But now, following a crisis meeting in Berlin on Thursday, federal Transport Minister Wolfgang Tiefensee announced, "The magnetic-levitation railway project in Munich has failed."
The plans were spiked for reasons of expense. Financing for the project had been based on a 2002 feasibility study which concluded the maglev line could be completed for 1.85 billion ($2.9 billion). On Thursday, though, the companies involved in the project announced that it would cost over 3 billion to build.
The project, which had already threatened to falter on financial grounds, seemed to be back on track after the federal government agreed last September to contribute half of the construction costs, but specified a maximum of 925 million.
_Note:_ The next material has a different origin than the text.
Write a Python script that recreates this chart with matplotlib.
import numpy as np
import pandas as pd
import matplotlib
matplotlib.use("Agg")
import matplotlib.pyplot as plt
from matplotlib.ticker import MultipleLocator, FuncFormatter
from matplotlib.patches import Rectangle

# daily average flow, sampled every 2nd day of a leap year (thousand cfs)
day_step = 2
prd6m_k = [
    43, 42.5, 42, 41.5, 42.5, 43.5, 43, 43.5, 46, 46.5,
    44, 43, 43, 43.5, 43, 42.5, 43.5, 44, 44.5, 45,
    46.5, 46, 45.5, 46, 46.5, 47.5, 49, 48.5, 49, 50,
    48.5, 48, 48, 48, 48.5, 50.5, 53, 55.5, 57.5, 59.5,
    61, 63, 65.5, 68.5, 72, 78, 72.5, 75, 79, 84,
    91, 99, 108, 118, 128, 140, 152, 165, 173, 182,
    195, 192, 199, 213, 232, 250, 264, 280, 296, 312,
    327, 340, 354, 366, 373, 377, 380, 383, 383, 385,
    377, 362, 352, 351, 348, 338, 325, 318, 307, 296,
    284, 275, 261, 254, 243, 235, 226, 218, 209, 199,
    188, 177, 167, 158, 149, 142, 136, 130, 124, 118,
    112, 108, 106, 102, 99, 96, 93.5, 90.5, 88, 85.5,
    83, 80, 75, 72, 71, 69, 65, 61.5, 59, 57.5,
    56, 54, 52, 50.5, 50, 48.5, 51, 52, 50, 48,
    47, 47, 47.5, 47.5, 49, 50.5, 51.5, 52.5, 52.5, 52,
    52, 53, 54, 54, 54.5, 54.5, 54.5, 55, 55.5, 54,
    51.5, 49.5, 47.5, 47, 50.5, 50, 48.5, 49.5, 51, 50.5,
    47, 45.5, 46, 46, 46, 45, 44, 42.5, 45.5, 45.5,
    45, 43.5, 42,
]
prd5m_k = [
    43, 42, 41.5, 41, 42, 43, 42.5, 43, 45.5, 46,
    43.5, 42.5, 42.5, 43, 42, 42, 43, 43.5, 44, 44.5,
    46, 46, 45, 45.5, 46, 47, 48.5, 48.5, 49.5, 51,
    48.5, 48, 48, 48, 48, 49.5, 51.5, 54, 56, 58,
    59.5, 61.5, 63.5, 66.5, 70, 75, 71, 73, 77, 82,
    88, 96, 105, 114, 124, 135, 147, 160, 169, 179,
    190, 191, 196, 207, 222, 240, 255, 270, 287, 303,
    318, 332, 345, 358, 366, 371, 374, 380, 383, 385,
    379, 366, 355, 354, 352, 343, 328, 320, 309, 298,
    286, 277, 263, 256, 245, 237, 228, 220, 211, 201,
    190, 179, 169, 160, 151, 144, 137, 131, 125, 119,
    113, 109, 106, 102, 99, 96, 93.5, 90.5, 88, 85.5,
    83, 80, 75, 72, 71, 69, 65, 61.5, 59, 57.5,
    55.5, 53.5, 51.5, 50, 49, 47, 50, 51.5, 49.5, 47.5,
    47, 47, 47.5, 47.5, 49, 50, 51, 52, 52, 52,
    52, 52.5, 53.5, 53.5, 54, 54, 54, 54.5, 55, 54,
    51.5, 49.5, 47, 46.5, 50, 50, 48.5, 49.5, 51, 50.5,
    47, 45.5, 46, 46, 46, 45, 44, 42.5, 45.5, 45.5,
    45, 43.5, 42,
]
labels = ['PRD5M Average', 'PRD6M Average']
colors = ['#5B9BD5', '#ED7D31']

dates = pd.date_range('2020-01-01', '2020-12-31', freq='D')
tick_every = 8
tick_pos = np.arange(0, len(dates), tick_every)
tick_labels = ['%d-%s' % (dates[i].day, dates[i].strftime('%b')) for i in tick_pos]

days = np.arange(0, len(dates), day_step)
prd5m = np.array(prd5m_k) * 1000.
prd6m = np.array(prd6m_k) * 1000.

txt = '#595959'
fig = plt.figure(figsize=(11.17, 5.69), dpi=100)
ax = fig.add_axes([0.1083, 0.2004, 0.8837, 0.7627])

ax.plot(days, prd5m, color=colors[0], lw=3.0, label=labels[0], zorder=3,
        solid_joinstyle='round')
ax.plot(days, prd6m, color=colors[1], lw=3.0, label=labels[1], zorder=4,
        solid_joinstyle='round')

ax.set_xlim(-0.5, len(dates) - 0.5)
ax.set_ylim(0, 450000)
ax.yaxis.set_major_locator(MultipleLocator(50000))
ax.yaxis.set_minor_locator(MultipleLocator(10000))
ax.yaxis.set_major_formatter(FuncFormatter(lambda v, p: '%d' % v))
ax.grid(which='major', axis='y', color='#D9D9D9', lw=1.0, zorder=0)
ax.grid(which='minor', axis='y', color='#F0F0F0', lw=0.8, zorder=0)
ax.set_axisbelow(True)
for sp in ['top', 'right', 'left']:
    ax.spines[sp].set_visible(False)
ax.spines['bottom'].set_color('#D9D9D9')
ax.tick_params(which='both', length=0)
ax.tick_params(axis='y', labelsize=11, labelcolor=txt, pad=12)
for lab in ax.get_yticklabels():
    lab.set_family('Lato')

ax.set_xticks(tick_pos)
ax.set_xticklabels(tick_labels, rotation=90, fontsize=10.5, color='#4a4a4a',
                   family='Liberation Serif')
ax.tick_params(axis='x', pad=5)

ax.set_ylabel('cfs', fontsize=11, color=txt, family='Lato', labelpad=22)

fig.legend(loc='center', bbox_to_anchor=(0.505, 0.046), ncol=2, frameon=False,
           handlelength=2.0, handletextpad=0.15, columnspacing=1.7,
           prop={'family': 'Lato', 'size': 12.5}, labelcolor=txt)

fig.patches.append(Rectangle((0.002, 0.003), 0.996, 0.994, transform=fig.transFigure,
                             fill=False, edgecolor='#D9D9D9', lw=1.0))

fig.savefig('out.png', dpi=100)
The state of Bavaria wasn't willing to invest more than 500 million.
The Transrapid was considered a prestige project for the Christian Social Union (CSU), the party which has formed the government in Bavaria for most of the state's post-war history. All other major parties as well as nature conservationists have been critical of the project from the outset, calling it overly-expensive and unnecessary. Now they're gloating over their victory.
"It has been obvious for a long time that the Transrapid would be significantly more expensive than the official figure of 1.85 billion," said Theresa Schopper, chairwoman for the Green Party in Bavaria. "But the CSU didn't want to recognize that and clung to the magnetic nonsense."
The proposed 40 kilometer (24.9 mile) track would have been the second commercial use of the Transrapid technology worldwide. Shanghai inaugurated the first on New Year's Day of 2002. Transrapid trains have been running since 1984 at a test track in the western German region of Emsland. A tragic accident at that facility on Sept. 22, 2006 -- which saw a Transrapid train slam into a maintenance car on the tracks -- resulted in the deaths of 23 people.
There have been several proposed Transrapid projects in Germany, all of which have failed due to the high costs involved in the technology. The furthest developed of these -- between Hamburg and Berlin -- ran aground in the mid-nineties.